Permeable reactive barriers (PRBs) use a carbon source, such as wood chips, to prompt chemical reactions that break up nitrates in water. The carbon barriers are installed underground and upstream of groundwater plumes as a screen for polluted water, treating the water before it ever reaches local estuaries.
The barrier systems have been implemented in Falmouth over the past few years to treat groundwater, but have not yet been explored as an option for cleaning up local streams and rivers.
Streams are a major facilitator of nitrogen pollution because their fast-moving waters easily transport groundwater runoff to local estuaries. The same characteristic that makes streams such effective transporters of nitrates also makes them seemingly poor candidates for treatment by PRBs, which depend on the slow movement of water through wood chips for the denitrification process.
However, Mr. Pekarek found that the carbon barriers could remove nitrogen from local streams, given the right conditions.
Mr. Pekarek engineered pump systems to run sample stream water through cylindrical barriers filled with kiln-dried lumber wood chips, measuring the in-going and out-going nitrogen levels. Using the results of his laboratory studies, Mr. Pekarek developed a model to estimate the effectiveness of PRB systems in rivers under different conditions.

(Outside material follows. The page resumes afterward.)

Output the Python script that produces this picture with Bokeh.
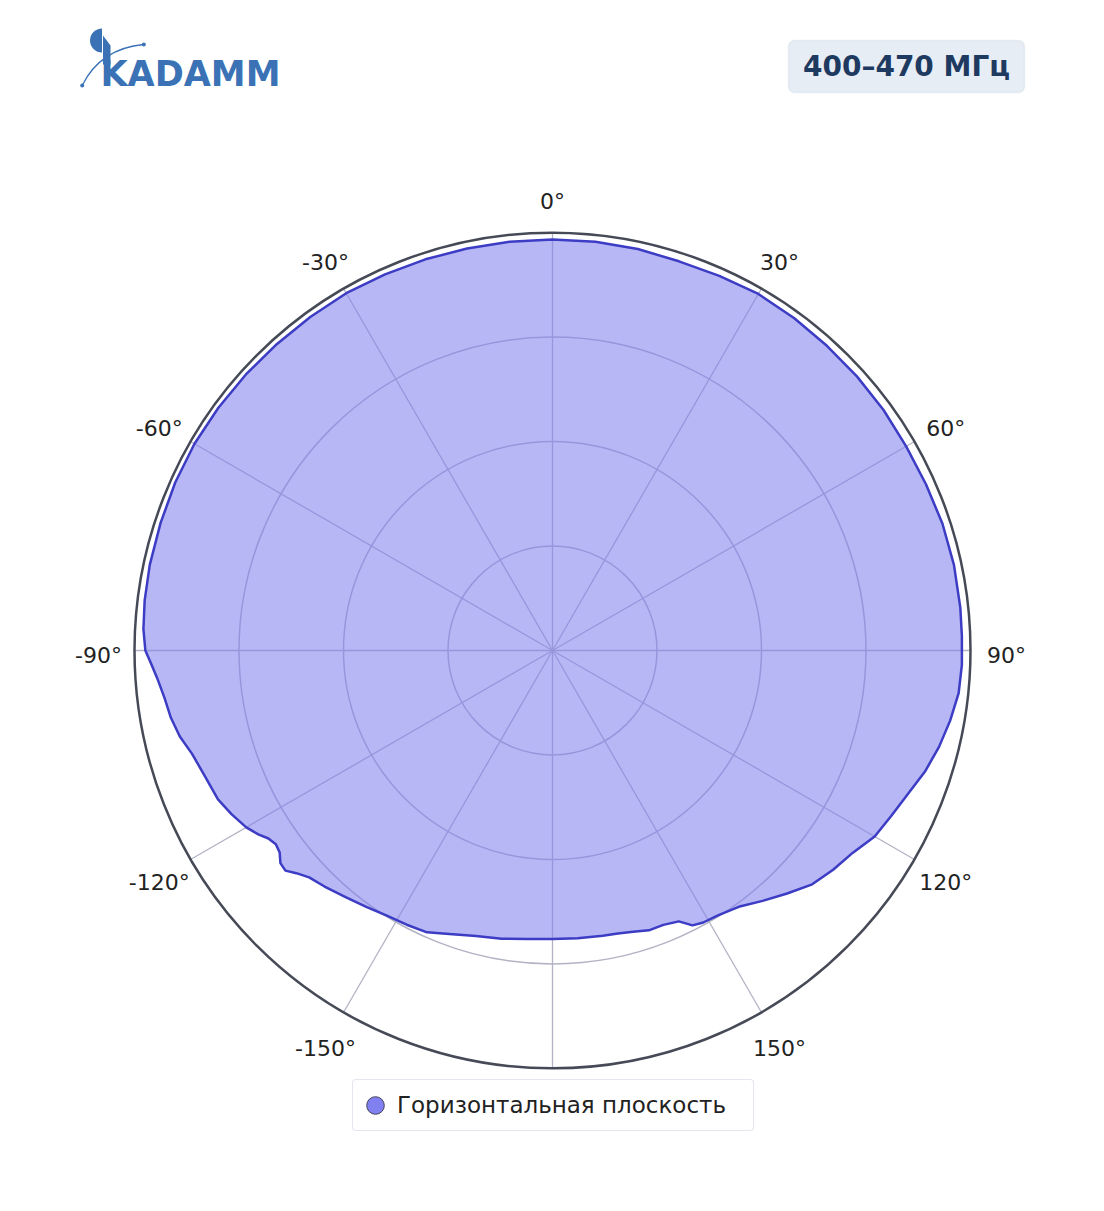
import numpy as np
from bokeh.plotting import figure
from bokeh.models import Range1d, Legend, LegendItem, BoxAnnotation, Label
from bokeh.core.properties import value
from bokeh.embed import file_html
from bokeh.resources import INLINE

# ---------------- data ----------------
angles_deg = [-180, -175, -170, -165, -160, -156, -152, -148, -144, -140, -136, -133,
              -131, -129.5, -128, -126.5, -125, -123.5, -122, -120, -117, -114, -110,
              -106, -103, -100, -97, -94, -92, -90, -87, -83, -78, -72, -66, -60, -54,
              -48, -42, -36, -30, -24, -18, -12, -6, 0, 6, 12, 18, 24, 30, 36, 42, 48,
              54, 60, 66, 72, 78, 84, 88, 92, 96, 100, 104, 108, 112, 116, 120, 124,
              128, 132, 136, 140, 144, 148, 151, 153, 155, 158, 161, 164, 167, 170, 175]
gain = [0.690, 0.693, 0.700, 0.707, 0.722, 0.738, 0.743, 0.748, 0.758, 0.770, 0.785, 0.796,
        0.812, 0.828, 0.826, 0.812, 0.808, 0.815, 0.830, 0.846, 0.862, 0.876, 0.884,
        0.897, 0.915, 0.927, 0.935, 0.948, 0.960, 0.974, 0.980, 0.983, 0.985, 0.986, 0.988, 0.989, 0.988,
        0.987, 0.986, 0.986, 0.987, 0.985, 0.984, 0.983, 0.983, 0.983, 0.983, 0.982, 0.979, 0.981, 0.985, 0.983, 0.981, 0.980,
        0.979, 0.977, 0.978, 0.981, 0.982, 0.981, 0.980, 0.980, 0.977, 0.966, 0.953, 0.937, 0.917, 0.902, 0.890, 0.866,
        0.852, 0.836, 0.808, 0.782, 0.758, 0.747, 0.744, 0.738, 0.715, 0.708, 0.708, 0.700, 0.695, 0.693, 0.691]

ring_values = [0.25, 0.5, 0.75]
axis_max = 1.0
spoke_angles = [0, 30, 60, 90, 120, 150, 180, 210, 240, 270, 300, 330]
tick_angles = [0, 30, 60, 90, 120, 150, -150, -120, -90, -60, -30]
tick_labels = ["0°", "30°", "60°", "90°", "120°", "150°", "-150°", "-120°", "-90°", "-60°", "-30°"]
series_name = "Горизонтальная плоскость"
band_title = "400–470 МГц"
brand = "KADAMM"

# ---------------- layout helpers ----------------
W, H = 1088, 1195
CX, CY = 552, 650      # page px of polar centre
S = 418.0              # px per unit radius


def P(xp, yp):
    return (xp - CX) / S, (CY - yp) / S


p = figure(width=W, height=H,
           x_range=Range1d((0 - CX) / S, (W - CX) / S),
           y_range=Range1d((CY - H) / S, CY / S),
           output_backend="svg", toolbar_location=None,
           x_axis_type=None, y_axis_type=None, min_border=0,
           outline_line_color=None, background_fill_color="white",
           border_fill_color="white")

# rings
p.circle(x=[0] * len(ring_values), y=[0] * len(ring_values), radius=ring_values,
         fill_color=None, line_color="#b2b3c4", line_width=1.5)
# spokes
sa = np.radians(spoke_angles)
p.segment(x0=np.zeros(len(sa)), y0=np.zeros(len(sa)),
          x1=axis_max * np.sin(sa), y1=axis_max * np.cos(sa),
          line_color="#b2b3c4", line_width=1.3)

# data
th = np.radians(np.array(angles_deg, dtype=float))
r = np.array(gain)
xs = r * np.sin(th)
ys = r * np.cos(th)
p.patch(list(xs), list(ys), fill_color="#8080f0", fill_alpha=0.57, line_color=None)
p.line(list(xs) + [xs[0]], list(ys) + [ys[0]], line_color="#3c3cc4", line_width=2.5,
       line_join="round")

# outer circle
p.circle(x=[0], y=[0], radius=[axis_max], fill_color=None, line_color="#454a56",
         line_width=2.5)

# angular tick labels
ta = np.radians(tick_angles)
LR = 454.0 / S
p.text(x=LR * np.sin(ta), y=LR * np.cos(ta), text=tick_labels,
       text_font=value("DejaVu Sans"), text_font_size="22px", text_color="#222222",
       text_align="center", text_baseline="middle", y_offset=5)

# legend (marker renderer kept outside the visible range; only its legend glyph shows)
dummy = p.scatter(x=[50.0], y=[50.0], marker="circle", size=20, fill_color="#8080f0",
                  line_color="#44445a", line_width=1)
legend = Legend(items=[LegendItem(label=series_name, renderers=[dummy])],
                location=(352, H - 1131), padding=0, margin=0,
                glyph_width=44, glyph_height=50, label_standoff=0, label_width=356,
                label_text_font="DejaVu Sans", label_text_font_size="23px",
                label_text_color="#222222", border_line_color="#c9d1de",
                border_line_width=1.5, background_fill_color="white",
                background_fill_alpha=1.0)
if "border_radius" in Legend.properties():
    legend.border_radius = 4
p.add_layout(legend)

# title box
l, t = P(788, 40)
rr, b = P(1024, 92)
box = BoxAnnotation(left=l, right=rr, top=t, bottom=b, fill_color="#e7edf5",
                    fill_alpha=1.0, line_color="#c3cfdf", line_width=1.5)
if "border_radius" in BoxAnnotation.properties():
    box.border_radius = 6
p.add_layout(box)
tx, ty = P(906, 66)
p.add_layout(Label(x=tx, y=ty, text=band_title, text_font="DejaVu Sans",
                   text_font_style="bold", text_font_size="28px", text_color="#1f3a60",
                   text_align="center", text_baseline="middle"))

# logo
LOGO = "#3b72b6"
wx, wy = P(101.5, 40)
p.wedge(x=[wx], y=[wy], radius=12, radius_units="screen", start_angle=90,
        end_angle=270, start_angle_units="deg", end_angle_units="deg",
        fill_color=LOGO, line_color=None)
stem = [P(102.5, 35), P(110, 45), P(110, 64), P(102.5, 64)]
p.patch([q[0] for q in stem], [q[1] for q in stem], fill_color=LOGO, line_color=None)
bx0, by0 = P(81.7, 85)
bx1, by1 = P(143.3, 44)
bcx, bcy = P(100, 48)
p.quadratic(x0=[bx0], y0=[by0], x1=[bx1], y1=[by1], cx=[bcx], cy=[bcy],
            line_color=LOGO, line_width=1.3)
p.scatter(x=[bx0, bx1], y=[by0, by1], size=4, fill_color=LOGO, line_color=None)
kx, ky = P(100, 73)
p.text(x=[kx], y=[ky], text=[brand], text_font=value("DejaVu Sans"),
       text_font_style="bold", text_font_size="35px", text_color=LOGO,
       text_align="left", text_baseline="middle")

open("out.html", "w").write(file_html(p, INLINE))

According to his model, Mr. Pekarek said that the town would need to install a barrier two meters deep and 0.78 acres large in order to remove 20 percent of the nitrogen from the Coonamessett River. A barrier of that size, he said, would provide the needed space to keep river waters flowing through the treatment area for an optimal 20 hours.
Before PRBs could be implemented in streams on a municipal scale, Dr. Foreman said, “you need a series of intermediate-size projects. This little lab study is the first foray into that.”
Dr. Foreman said a next step would be to take begin conducting field experiments in local streams.
“I think we’re now poised to do that over the summer pretty successfully,” he said.